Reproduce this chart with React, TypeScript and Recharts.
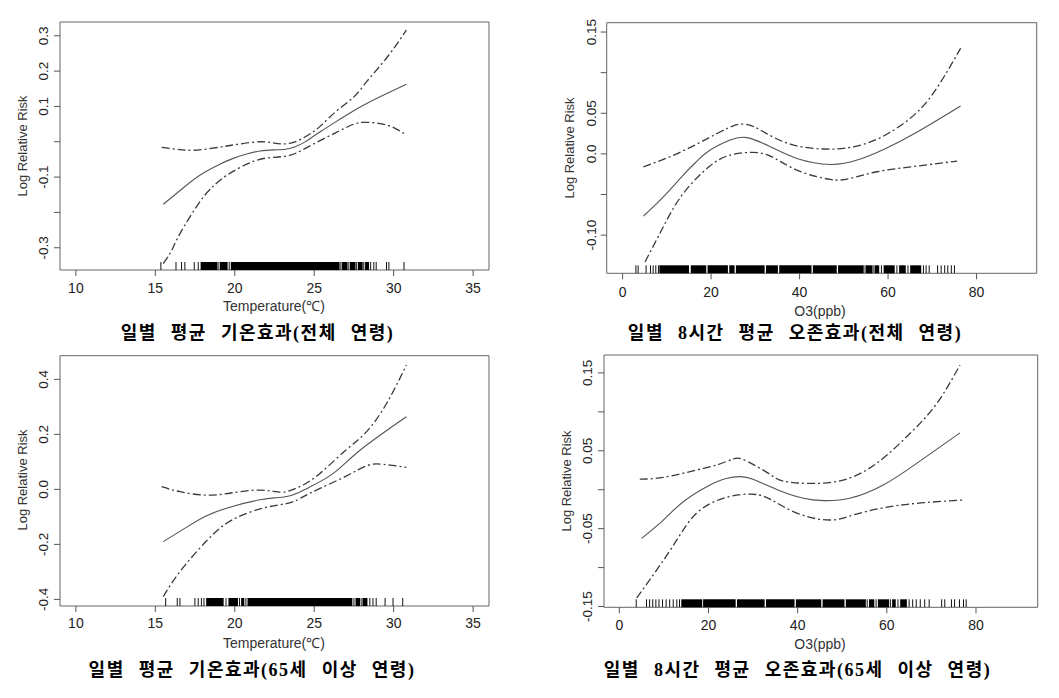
import React from 'react';
import { ComposedChart, Line, XAxis, YAxis, Scatter, ReferenceArea } from 'recharts';

type P = [number, number];

// ---- Panel 1: temperature, all ages ----
const t1Fit: P[] = [[15.5,-0.177],[16.5,-0.14],[17.8,-0.095],[19.0,-0.065],[19.9,-0.047],[20.8,-0.034],[21.6,-0.026],[22.5,-0.023],[23.2,-0.021],[23.8,-0.014],[24.4,-0.001],[24.9,0.014],[25.5,0.032],[26.2,0.052],[27.2,0.080],[28.3,0.108],[29.5,0.135],[30.8,0.163]];
const t1Upper: P[] = [[15.4,-0.016],[16.5,-0.022],[17.4,-0.024],[18.5,-0.019],[19.5,-0.012],[20.5,-0.005],[21.6,0.0],[22.4,-0.003],[23.0,-0.006],[23.6,-0.003],[24.2,0.008],[24.8,0.024],[25.4,0.045],[26.4,0.087],[27.5,0.127],[28.3,0.170],[29.6,0.24],[30.8,0.316]];
const t1Lower: P[] = [[15.5,-0.345],[16.0,-0.31],[16.55,-0.26],[17.8,-0.17],[18.6,-0.128],[19.5,-0.095],[21.2,-0.055],[22.5,-0.044],[23.5,-0.038],[24.3,-0.022],[25.4,0.004],[26.5,0.029],[27.5,0.050],[28.3,0.055],[29.6,0.047],[30.8,0.019]];
const t1RugTicks = [15.35,16.3,16.65,16.86,17.45,17.7,18.95,19.65,26.68,27.18,27.67,28.12,28.55,28.75,28.9,29.55,29.7,30.65];
const t1RugBands: P[] = [[17.85,18.9],[19.05,19.55],[19.75,26.6],[26.75,27.1],[27.25,27.6],[27.75,28.05],[28.2,28.45]];

// ---- Panel 2: ozone, all ages ----
const o1Fit: P[] = [[4.7,-0.0766],[9.2,-0.053],[13.7,-0.026],[16.8,-0.009],[19.8,0.0047],[24.3,0.017],[28.1,0.020],[33.4,0.0088],[39.4,-0.0056],[46.9,-0.013],[53.0,-0.0076],[59.0,0.0055],[66.6,0.027],[76.4,0.059]];
const o1Upper: P[] = [[4.7,-0.016],[10.7,-0.0035],[16.75,0.012],[22.0,0.027],[25.0,0.0345],[27.3,0.0367],[29.5,0.034],[31.8,0.0273],[37.9,0.012],[45.4,0.006],[51.5,0.008],[57.5,0.018],[63.5,0.0375],[69.6,0.070],[76.4,0.130]];
const o1Lower: P[] = [[5.06,-0.133],[9.2,-0.0897],[13.7,-0.0487],[19.8,-0.0146],[24.3,-0.0015],[28.8,0.0018],[33.4,-0.0027],[39.4,-0.020],[46.9,-0.0314],[51.5,-0.030],[57.5,-0.022],[65.1,-0.016],[75.6,-0.0089]];
const o1RugTicks = [3.0,3.5,5.3,6.3,6.9,7.5,8.1,54.8,56.8,58.5,62.0,64.5,68.0,68.6,69.3,71.2,72.0,72.8,73.5,74.3,75.0];
const o1RugBands: P[] = [[8.3,15.0],[15.4,18.9],[19.2,23.8],[24.1,25.3],[25.6,32.1],[32.4,35.1],[35.4,42.7],[43.0,48.4],[48.7,54.5],[55.0,56.5],[57.0,58.0],[59.0,61.5],[62.5,64.0],[65.0,67.5]];

// ---- Panel 3: temperature, 65+ ----
const t2Fit: P[] = [[15.5,-0.190],[16.9,-0.14],[18.23,-0.096],[19.9,-0.061],[21.59,-0.038],[22.5,-0.031],[23.27,-0.026],[24.0,-0.012],[24.7,0.008],[26.2,0.058],[27.9,0.143],[30.8,0.264]];
const t2Upper: P[] = [[15.4,0.0097],[16.55,-0.0085],[18.23,-0.021],[19.9,-0.012],[21.59,-0.0024],[22.85,-0.010],[23.6,-0.002],[24.3,0.016],[25.36,0.058],[27.0,0.143],[28.3,0.21],[29.56,0.313],[30.8,0.452]];
const t2Lower: P[] = [[15.5,-0.39],[16.55,-0.299],[18.23,-0.187],[19.9,-0.109],[22.0,-0.065],[23.4,-0.050],[24.2,-0.030],[25.36,0.0036],[27.0,0.048],[28.3,0.086],[29.35,0.091],[30.8,0.08]];
const t2RugTicks = [15.65,16.38,16.55,17.49,17.7,17.9,18.06,19.45,20.3,20.7,27.5,28.0,28.5,28.7,28.9,29.46,29.96,30.57];
const t2RugBands: P[] = [[18.2,19.3],[19.6,20.2],[20.4,20.6],[20.8,27.4],[27.6,27.9],[28.05,28.35]];

// ---- Panel 4: ozone, 65+ ----
const o2Fit: P[] = [[5.0,-0.0624],[9.87,-0.039],[14.36,-0.0154],[20.34,0.006],[24.0,0.0145],[27.0,0.0168],[30.0,0.0135],[35.3,0.0004],[41.3,-0.011],[45.8,-0.014],[51.7,-0.011],[59.2,0.006],[66.7,0.0338],[76.4,0.073]];
const o2Upper: P[] = [[4.6,0.0137],[9.87,0.0158],[17.3,0.0252],[22.0,0.032],[25.5,0.0395],[27.5,0.0395],[30.8,0.030],[34.0,0.019],[36.8,0.0111],[42.8,0.0081],[50.2,0.0124],[57.7,0.0338],[65.2,0.0722],[71.2,0.1107],[76.4,0.16]];
const o2Lower: P[] = [[3.9,-0.139],[8.4,-0.103],[12.9,-0.0645],[17.3,-0.0303],[23.3,-0.011],[29.3,-0.0056],[33.8,-0.012],[39.8,-0.030],[47.3,-0.0389],[53.2,-0.0312],[60.7,-0.0218],[68.2,-0.0167],[77.2,-0.0132]];
const o2RugTicks = [3.8,6.1,6.8,7.5,8.2,8.9,9.7,10.5,11.3,12.1,12.9,13.5,55.6,57.6,60.8,62.5,65.0,65.8,66.6,67.5,68.5,69.5,72.3,73.0,74.5,75.2,76.3,77.2,77.8];
const o2RugBands: P[] = [[13.9,18.6],[18.8,26.1],[26.4,32.6],[32.9,39.3],[39.6,45.3],[45.6,50.5],[50.8,55.3],[56.0,57.2],[58.0,60.5],[61.2,62.0],[63.0,64.5]];

// ---- ticks ----
const tempTicks = [10, 15, 20, 25, 30, 35];
const o3Ticks = [0, 20, 40, 60, 80];
const y1Ticks = [-0.3, -0.2, -0.1, 0, 0.1, 0.2, 0.3];
const y1Labels = ['-0.3', '', '-0.1', '', '0.1', '0.2', '0.3'];
const y2Ticks = [-0.1, -0.05, 0, 0.05, 0.1, 0.15];
const y2Labels = ['-0.10', '', '0.0', '0.05', '', '0.15'];
const y3Ticks = [-0.4, -0.2, 0, 0.2, 0.4];
const y3Labels = ['-0.4', '-0.2', '0.0', '0.2', '0.4'];
const y4Ticks = [-0.15, -0.1, -0.05, 0, 0.05, 0.1, 0.15];
const y4Labels = ['-0.15', '', '-0.05', '', '0.05', '', '0.15'];

const toPts = (arr: P[]) => arr.map(([x, y]) => ({ x, y }));

const SANS = "'Liberation Sans', Arial, sans-serif";
const LINE_COLOR = '#3a3a3a';
const DASHDOT = '8 3 2 3';

interface Cfg {
  left: number; top: number; width: number; height: number;
  mTop: number; mRight: number; yAxisWidth: number; xAxisHeight: number;
  xDomain: [number, number]; yDomain: [number, number];
  xTicks: number[]; yTicks: number[]; yLabels: string[];
  yTickMargin: number; xTickMargin: number;
  fit: P[]; upper: P[]; lower: P[]; rugTicks: number[]; rugBands: P[];
}

const RugShape = (props: any) => {
  const { cx, cy } = props;
  if (cx == null || cy == null) return null;
  return <line x1={cx} x2={cx} y1={cy} y2={cy - 8} stroke="#111" strokeWidth={1} />;
};

function Panel({ cfg }: { cfg: Cfg }) {
  const plotH = cfg.height - cfg.mTop - cfg.xAxisHeight;
  const [y0, y1] = cfg.yDomain;
  const [x0, x1] = cfg.xDomain;
  const rugH = ((y1 - y0) * 8) / plotH;
  const rugPts = cfg.rugTicks.map((x) => ({ x, y: y0 }));
  const yTick = (p: any) => {
    const idx = cfg.yTicks.findIndex((t) => Math.abs(t - p.payload.value) < 1e-9);
    const label = idx >= 0 ? cfg.yLabels[idx] : '';
    if (!label) return <g />;
    return (
      <text x={p.x} y={p.y} transform={`rotate(-90 ${p.x} ${p.y})`} textAnchor="middle" dy="0.36em"
        fontSize={13.5} fill="#222" fontFamily={SANS}>{label}</text>
    );
  };
  return (
    <div style={{ position: 'absolute', left: cfg.left, top: cfg.top }}>
      <ComposedChart width={cfg.width} height={cfg.height}
        margin={{ top: cfg.mTop, right: cfg.mRight, bottom: 0, left: 0 }}>
        <XAxis type="number" dataKey="x" domain={cfg.xDomain} allowDataOverflow ticks={cfg.xTicks}
          interval={0} axisLine={false} tickLine={{ stroke: '#555' }} tickSize={6}
          tickMargin={cfg.xTickMargin} height={cfg.xAxisHeight}
          tick={{ fill: '#222', fontSize: 14, fontFamily: SANS }} />
        <YAxis type="number" domain={cfg.yDomain} allowDataOverflow ticks={cfg.yTicks} interval={0}
          width={cfg.yAxisWidth} axisLine={false} tickLine={{ stroke: '#555' }} tickSize={6}
          tickMargin={cfg.yTickMargin} tick={yTick} />
        <ReferenceArea x1={x0} x2={x1} y1={y0} y2={y1} fill="none" fillOpacity={0} stroke="#666" strokeWidth={1} />
        {cfg.rugBands.map(([a, b], i) => (
          <ReferenceArea key={'b' + i} x1={a} x2={b} y1={y0} y2={y0 + rugH} fill="#000" fillOpacity={1} stroke="none" />
        ))}
        <Scatter data={rugPts} dataKey="y" shape={RugShape} isAnimationActive={false} />
        <Line data={toPts(cfg.upper)} dataKey="y" type="natural" dot={false} stroke={LINE_COLOR}
          strokeWidth={1.3} strokeDasharray={DASHDOT} isAnimationActive={false} />
        <Line data={toPts(cfg.lower)} dataKey="y" type="natural" dot={false} stroke={LINE_COLOR}
          strokeWidth={1.3} strokeDasharray={DASHDOT} isAnimationActive={false} />
        <Line data={toPts(cfg.fit)} dataKey="y" type="natural" dot={false} stroke="#555"
          strokeWidth={1.1} isAnimationActive={false} />
      </ComposedChart>
    </div>
  );
}

const panels: Cfg[] = [
  { left: 0, top: 0, width: 530, height: 300, mTop: 22, mRight: 41, yAxisWidth: 60, xAxisHeight: 30,
    xDomain: [9, 36], yDomain: [-0.363, 0.339], xTicks: tempTicks, yTicks: y1Ticks, yLabels: y1Labels,
    yTickMargin: 11, xTickMargin: 7, fit: t1Fit, upper: t1Upper, lower: t1Lower, rugTicks: t1RugTicks, rugBands: t1RugBands },
  { left: 530, top: 0, width: 529, height: 300, mTop: 22.7, mRight: 22.3, yAxisWidth: 76.7, xAxisHeight: 26.7,
    xDomain: [-3.6, 93.6], yDomain: [-0.147, 0.1615], xTicks: o3Ticks, yTicks: y2Ticks, yLabels: y2Labels,
    yTickMargin: 9.7, xTickMargin: 8, fit: o1Fit, upper: o1Upper, lower: o1Lower, rugTicks: o1RugTicks, rugBands: o1RugBands },
  { left: 0, top: 350, width: 530, height: 300, mTop: 5.7, mRight: 41, yAxisWidth: 60, xAxisHeight: 44,
    xDomain: [9, 36], yDomain: [-0.424, 0.486], xTicks: tempTicks, yTicks: y3Ticks, yLabels: y3Labels,
    yTickMargin: 11, xTickMargin: 6, fit: t2Fit, upper: t2Upper, lower: t2Lower, rugTicks: t2RugTicks, rugBands: t2RugBands },
  { left: 530, top: 350, width: 529, height: 300, mTop: 5, mRight: 21.3, yAxisWidth: 74, xAxisHeight: 42.7,
    xDomain: [-3.43, 93.84], yDomain: [-0.151, 0.173], xTicks: o3Ticks, yTicks: y4Ticks, yLabels: y4Labels,
    yTickMargin: 11.3, xTickMargin: 7, fit: o2Fit, upper: o2Upper, lower: o2Lower, rugTicks: o2RugTicks, rugBands: o2RugBands },
];

const xTitles: [string, number, number][] = [
  ['Temperature(℃)', 274, 306], ['O3(ppb)', 820, 310.7], ['Temperature(℃)', 274, 642.7], ['O3(ppb)', 820, 644],
];
const yTitles: [number, number][] = [[23, 146], [570, 148], [23, 480], [566.7, 481]];
const captions: [string, number, number][] = [
  ['일별 평균 기온효과(전체 연령)', 257.5, 333],
  ['일별 8시간 평균 오존효과(전체 연령)', 795, 333],
  ['일별 평균 기온효과(65세 이상 연령)', 252, 670],
  ['일별 8시간 평균 오존효과(65세 이상 연령)', 797.5, 670],
];

export default function App() {
  return (
    <div style={{ position: 'absolute', left: 0, top: 0, width: 1059, height: 698, background: '#fff', overflow: 'hidden' }}>
      {panels.map((p, i) => <Panel key={i} cfg={p} />)}
      {xTitles.map(([t, cx, cy], i) => (
        <div key={'x' + i} style={{ position: 'absolute', left: cx - 150, top: cy - 10, width: 300, height: 20,
          lineHeight: '20px', textAlign: 'center', fontFamily: SANS, fontSize: 14, color: '#333' }}>{t}</div>
      ))}
      {yTitles.map(([cx, cy], i) => (
        <div key={'y' + i} style={{ position: 'absolute', left: cx, top: cy, transform: 'translate(-50%, -50%) rotate(-90deg)',
          whiteSpace: 'nowrap', fontFamily: SANS, fontSize: 13, color: '#333', lineHeight: '16px' }}>Log Relative Risk</div>
      ))}
      {captions.map(([t, cx, cy], i) => (
        <div key={'c' + i} style={{ position: 'absolute', left: cx - 250, top: cy - 13, width: 500, height: 26,
          lineHeight: '26px', textAlign: 'center', fontFamily: "'Liberation Serif', 'Noto Sans CJK KR', serif",
          fontWeight: 'bold', fontSize: 18, letterSpacing: '1.5px', wordSpacing: '8px', color: '#000', whiteSpace: 'nowrap' }}>{t}</div>
      ))}
    </div>
  );
}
◆ ◆ ◆ ◆ ◆
To do |
Look at the listing and set down only the lines from its start through the line with "type P = [number, number];", word for word and without pictures.

Expected output |
Reproduce this chart with React, TypeScript and Recharts.
import React from 'react';
import { ComposedChart, Line, XAxis, YAxis, Scatter, ReferenceArea } from 'recharts';

type P = [number, number];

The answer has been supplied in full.